Uranus' magnetosphere - the region defined by the icy planet's magnetic field and the material trapped inside it - gets flipped on and off like a light switch every day as it rotates along with the planet, scientists have discovered.
The discovery was made based on the data from NASA's Voyager 2 spacecraft that flew closely past Uranus -- the seventh planet from the Sun - more than 30 years ago in January 1986.
The finding showed that magnetosphere is 'open' in one orientation, allowing solar wind to flow into it. It is later "closed", forming a shield against the solar wind and deflecting it away from the planet.
"When the magnetised solar wind meets this tumbling field in the right way, it can reconnect and Uranus' magnetosphere goes from open to closed to open on a daily basis," said Carol Paty, Associate Professor at Georgia Institute of Technology.

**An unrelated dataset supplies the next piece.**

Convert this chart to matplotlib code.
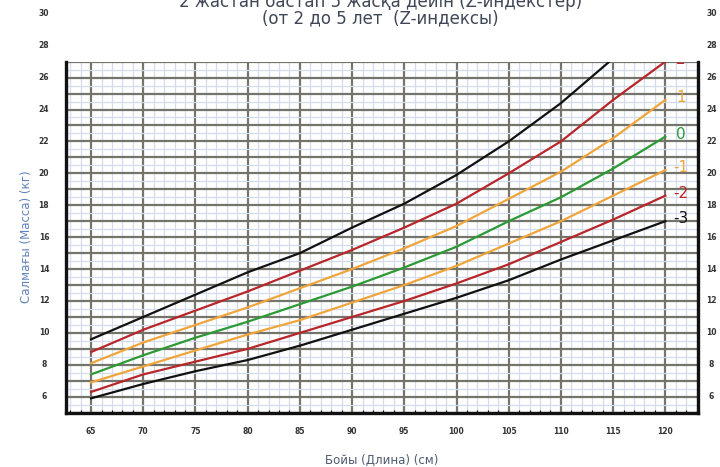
import matplotlib
matplotlib.use("Agg")
import matplotlib.pyplot as plt
from matplotlib.ticker import MultipleLocator

# рост (см) и вес (кг) по Z-индексам
heights = [65, 70, 75, 80, 85, 90, 95, 100, 105, 110, 115, 120]
z_m3 = [5.9, 6.8, 7.6, 8.3, 9.2, 10.2, 11.2, 12.2, 13.3, 14.6, 15.8, 17.0]
z_m2 = [6.3, 7.4, 8.2, 9.0, 10.0, 11.0, 12.0, 13.1, 14.3, 15.7, 17.1, 18.6]
z_m1 = [6.9, 7.9, 8.9, 9.9, 10.8, 11.9, 13.0, 14.2, 15.6, 17.0, 18.6, 20.2]
z_0 = [7.4, 8.6, 9.7, 10.7, 11.8, 12.9, 14.1, 15.4, 17.0, 18.5, 20.3, 22.3]
z_p1 = [8.1, 9.4, 10.5, 11.6, 12.8, 14.0, 15.3, 16.7, 18.4, 20.1, 22.2, 24.6]
z_p2 = [8.8, 10.2, 11.4, 12.6, 13.9, 15.2, 16.6, 18.1, 20.0, 22.0, 24.6, 27.0]
z_p3 = [9.6, 11.0, 12.4, 13.8, 15.0, 16.6, 18.1, 19.9, 22.0, 24.4, 27.2, 30.2]

curve_names = ["-3", "-2", "-1", "0", "1", "2", "3"]
curve_vals = [z_m3, z_m2, z_m1, z_0, z_p1, z_p2, z_p3]
curve_colors = ["#111111", "#b8262a", "#f0a53a", "#2b9a33", "#f0a53a", "#b8262a", "#111111"]

xtick_vals = list(range(65, 121, 5))
ytick_vals = list(range(6, 31, 2))

fig = plt.figure(figsize=(7.2, 4.67), dpi=100)
ax = fig.add_axes([0.0917, 0.1163, 0.8773, 0.7517])
ax.set_xlim(62.6, 123.1)
ax.set_ylim(5, 27)

# сетка: крупная и мелкая
ax.xaxis.set_major_locator(MultipleLocator(5))
ax.xaxis.set_minor_locator(MultipleLocator(1))
ax.yaxis.set_major_locator(MultipleLocator(1))
ax.yaxis.set_minor_locator(MultipleLocator(0.5))
ax.grid(which="minor", color="#d3dcec", linewidth=0.9)
ax.grid(which="major", color="#74746c", linewidth=1.6)
ax.set_axisbelow(True)

for name, vals, col in zip(curve_names, curve_vals, curve_colors):
    ax.plot(heights, vals, color=col, linewidth=1.6)
    if name != "3":
        ax.text(121.5, vals[-1] + 0.15, name, color=col, fontsize=11,
                ha="center", va="center", clip_on=True)

for side in ["left", "right", "bottom"]:
    ax.spines[side].set_linewidth(2.4)
    ax.spines[side].set_color("#111111")
ax.spines["top"].set_visible(False)

ax.set_xticks(xtick_vals)
ax.set_xticklabels([str(v) for v in xtick_vals], fontsize=5.5,
                   fontweight="bold", color="#333333")
ax.tick_params(axis="x", which="major", length=0, pad=10)
ax.tick_params(axis="x", which="minor", length=2, width=0.8, direction="in")
ax.tick_params(axis="y", which="both", length=0, labelleft=False)

# подписи веса по обеим сторонам, включая значения выше поля графика
ytr = ax.get_yaxis_transform()
for v in ytick_vals:
    ax.text(-0.035, v, str(v), transform=ytr, fontsize=5.5, fontweight="bold",
            color="#333333", ha="center", va="center", clip_on=False)
    ax.text(1.022, v, str(v), transform=ytr, fontsize=5.5, fontweight="bold",
            color="#333333", ha="center", va="center", clip_on=False)

ax.set_xlabel("Бойы (Длина) (см)", fontsize=8.5, color="#4f5b70", labelpad=13)
ax.set_ylabel("Салмағы (Масса) (кг)", fontsize=8.5, color="#6283bb", labelpad=24)

fig.text(0.528, 0.996, "2 жастан бастап 5 жасқа дейін (Z-индекстер)",
         fontsize=12, color="#3f4656", ha="center", va="center")
fig.text(0.528, 0.960, "(от 2 до 5 лет  (Z-индексы)",
         fontsize=12, color="#3f4656", ha="center", va="center")

fig.savefig("out.png", dpi=100)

Reconnection of magnetic fields is a phenomenon throughout the solar system. It is one reason for the Earth's auroras.
Since the same alignment of the Earth's magnetosphere is always facing toward the sun, the magnetic field threaded in the solar wind must change direction in order to reconfigure the Earth's field from closed to open.
Rather than the solar wind dictating a switch like on the Earth, the researchers say Uranus' rapid rotational change in field strength and orientation lead to a periodic open-close-open-close scenario as it tumbles through the solar wind.For the study, detailed in the Journal of Geophysical Research: Space Physics, the team used numerical models to simulate the planet's global magnetosphere and to predict favourable reconnection locations. The researchers then plugged in data collected by Voyager 2 during its five-day flyby in 1986.
Learning more about Uranus is one key to discovering more about planets beyond our solar system, the researchers noted.